Harshita Malik is a gender queer to-be journalist. Supporter of human rights. Believes in individual wishes and opinions. Don’t ask for validations, do it if you like it. (unless you are a criminal). Mediocre reader of non-fictions.

11 COMMENTS

  1. This would be one of the best non stereotypical review about zakir khan and haq se single. I have watched the show and yes his show has a quite a bit of formate. I would love to see more reviews written about you as they are not so critical yet denotes how a girl views this and not defame him at the same time. Keep up the good work ma’am

  2. Dear Ma’am

    I read and understand your views. I respect that you as an individual didn’t like the stereotype and gender specific roles as depicted by him in his shows. However would like to point out one single flaw in your article/write-up. All his sites and videos are his point of view which he have dramatised so as to include the same in the purview of comedy.

    Would be appreciated if any comedy/ stand up are being seen/enjoyed/taken as only comedy and not as a tool of sustaining/establishing a social belief that you cater to.

    The sole intention of any stand up is to make person laugh. In today’s world of gloom where every media (print/virtual or otherwise) only depicts and portrays negatively it would be highly appreciated if comedy is left alone only as a tool to spread laughter.

    Lastly, my objective is not to hurt/nullify your point. However, like you, whatever I’ve written is solely my own take on this.

  3. This right here,is the precise reason why feminism has a long way to go.
    If patriarchial mindset was not enough,now we see delusional level nitpicking to push a comic act towards misogny.
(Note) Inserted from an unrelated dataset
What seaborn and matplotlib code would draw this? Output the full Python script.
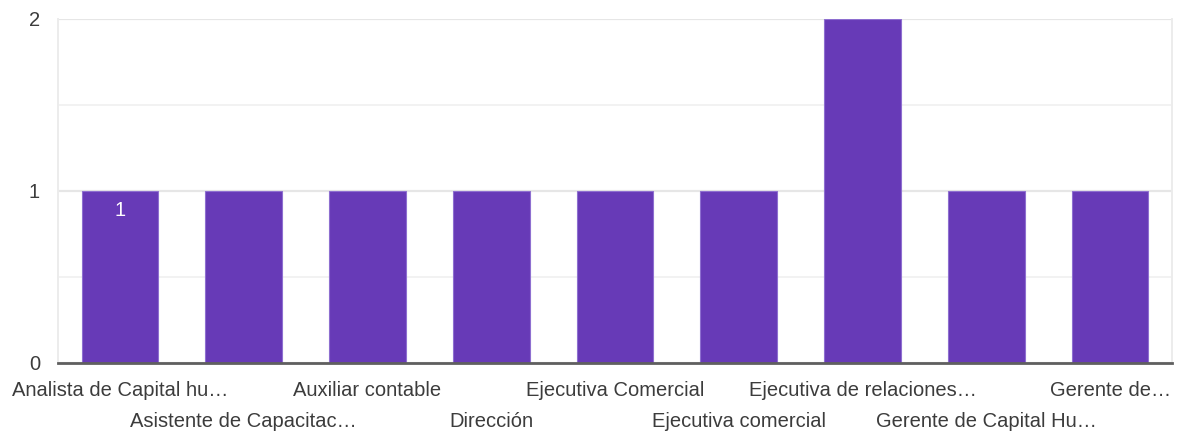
import matplotlib
matplotlib.use("Agg")
import matplotlib.pyplot as plt
import matplotlib.transforms as mtransforms
import seaborn as sns
import pandas as pd

categories = [
    "Analista de Capital hu…",
    "Asistente de Capacitac…",
    "Auxiliar contable",
    "Dirección",
    "Ejecutiva Comercial",
    "Ejecutiva comercial",
    "Ejecutiva de relaciones…",
    "Gerente de Capital Hu…",
    "Gerente de…",
]
counts = [1, 1, 1, 1, 1, 1, 2, 1, 1]
y_ticks = [0, 1, 2]

bar_color = "#673AB7"
text_color = "#3c3c3c"

sns.set_theme(style="white")
plt.rcParams["font.family"] = ["Liberation Sans", "DejaVu Sans"]

df = pd.DataFrame({"cargo": categories, "n": counts})

fig = plt.figure(figsize=(11.8, 4.34), dpi=100)
ax = fig.add_axes([58 / 1180, 71 / 434, (1172 - 58) / 1180, (363 - 19) / 434])

sns.barplot(data=df, x="cargo", y="n", color=bar_color, saturation=1,
            width=0.62, ax=ax, edgecolor="#8e6fd0", linewidth=0.8, zorder=3)

ax.set_xlim(-0.5, len(categories) - 0.5)
ax.set_ylim(0, 2)
ax.set_yticks(y_ticks)
ax.set_yticks([0.5, 1.5], minor=True)
ax.grid(axis="y", which="major", color="#e6e6e6", linewidth=1.6, zorder=0)
ax.grid(axis="y", which="minor", color="#f2f2f2", linewidth=1.4, zorder=0)
ax.set_axisbelow(True)

for side in ("left", "right", "top"):
    ax.spines[side].set_color("#ececec")
    ax.spines[side].set_linewidth(1.4)
ax.spines["top"].set_visible(False)
ax.spines["bottom"].set_color("#5f5f5f")
ax.spines["bottom"].set_linewidth(2)
ax.spines["bottom"].set_zorder(4)

ax.set_xlabel("")
ax.set_ylabel("")
ax.tick_params(axis="both", which="both", length=0, labelsize=14.5,
               labelcolor=text_color)
ax.tick_params(axis="y", pad=13)
ax.tick_params(axis="x", pad=13)

# Alternate the category labels on two rows
ax.set_xticks(range(len(categories)))
ax.set_xticklabels(categories)
row_shift = mtransforms.ScaledTranslation(0, -0.31, fig.dpi_scale_trans)
for i, lab in enumerate(ax.get_xticklabels()):
    if i % 2 == 1:
        lab.set_transform(lab.get_transform() + row_shift)

# Value shown on the first bar
labels = [str(counts[0])] + [""] * (len(counts) - 1)
ax.bar_label(ax.containers[0], labels=labels, padding=-21, color="white",
             fontsize=14.5, zorder=5)

fig.savefig("out.png", dpi=100, facecolor="white")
It takes minimal skepticism to push any joke to misogny,racism,body shaming,regionalism or anything similar. If zakir khan does sexism ,then the Aib roast was pure porn,with explicit innuendos and even pelvic thrusts. But the comedy fraternity went overboard to shield it under FREE SPEECH.
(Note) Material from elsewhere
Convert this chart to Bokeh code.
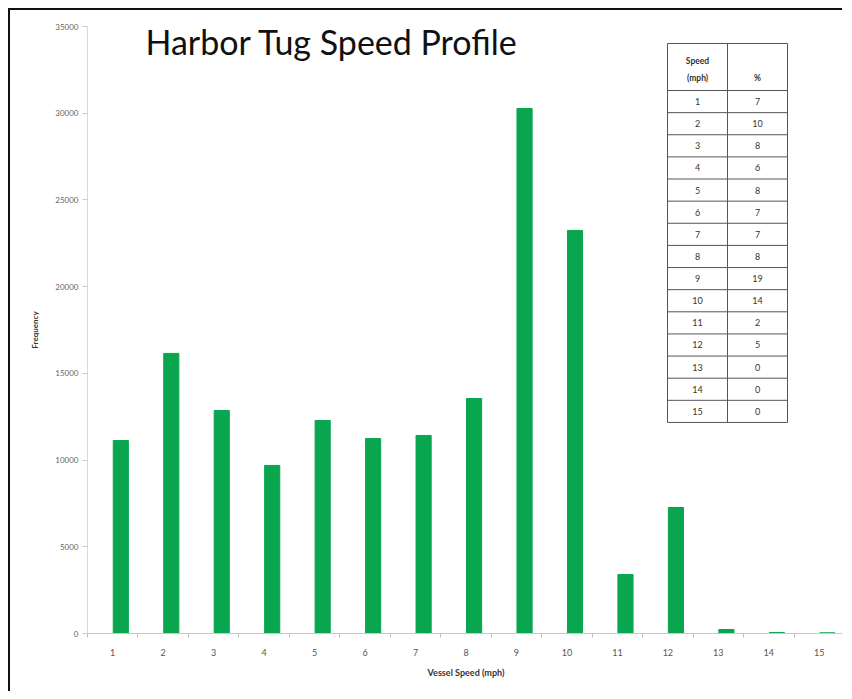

    • Even though i believe in parts in this writing, what Varun above wrote is for sure (for me) making sense. There is a thin line drawn every time there is satire or humour delivered through such acts, if u push it you will disturb some or the other mindset. The point is he still is no big a voice to change people’s mindset, if he was then this article would have made sense, he is just doing his job, something he is best at, but he might as well not hopefully, intentionally, strategically be pushing a patrarchial mindset.

  4. Dear Harshita beautifully written! But then, I believe in parts in this writing, what Varun above wrote is for sure (for me) makes sense. There is a thin line drawn every time there is satire or humour delivered through such acts, if u push it you will disturb some or the other mindset. The point is he still is no big a voice to change people’s mindset, if he was then this article would have made sense, he is just doing his job, something he is best at, but he might as well not hopefully, intentionally, strategically be pushing a patriarchal mindset.

  5. To all the friends who feel this was just a joke and nothing related to misogyny. I do agree with all your points .I agree that he personally might not be a sexist person, he might not treat other women with disrespect. But these are the roots which give birth to the misogynistic minds. We have to understand that these jokes are made on women because somewhere people believe the place of women are in the “light humour” that only men perform.
    I hope I made sense here.

    • the article is the perfect example of what Misandry looks like. I have seen him , spoke to him and worked with him . I happen to work with a lot artists and people from stand up industry. Their goal , how to use words in India to create laugh. If i judge the comedy by looking at the biological trait of the person then i am not thinking about the art form .

      What we are naive about is what art is . What are its different form . Its his viewpoint. Thoughts are in his head and he is one sharing the jokes. So i think its unfair to define what is inside someone’s head. as that is not possible.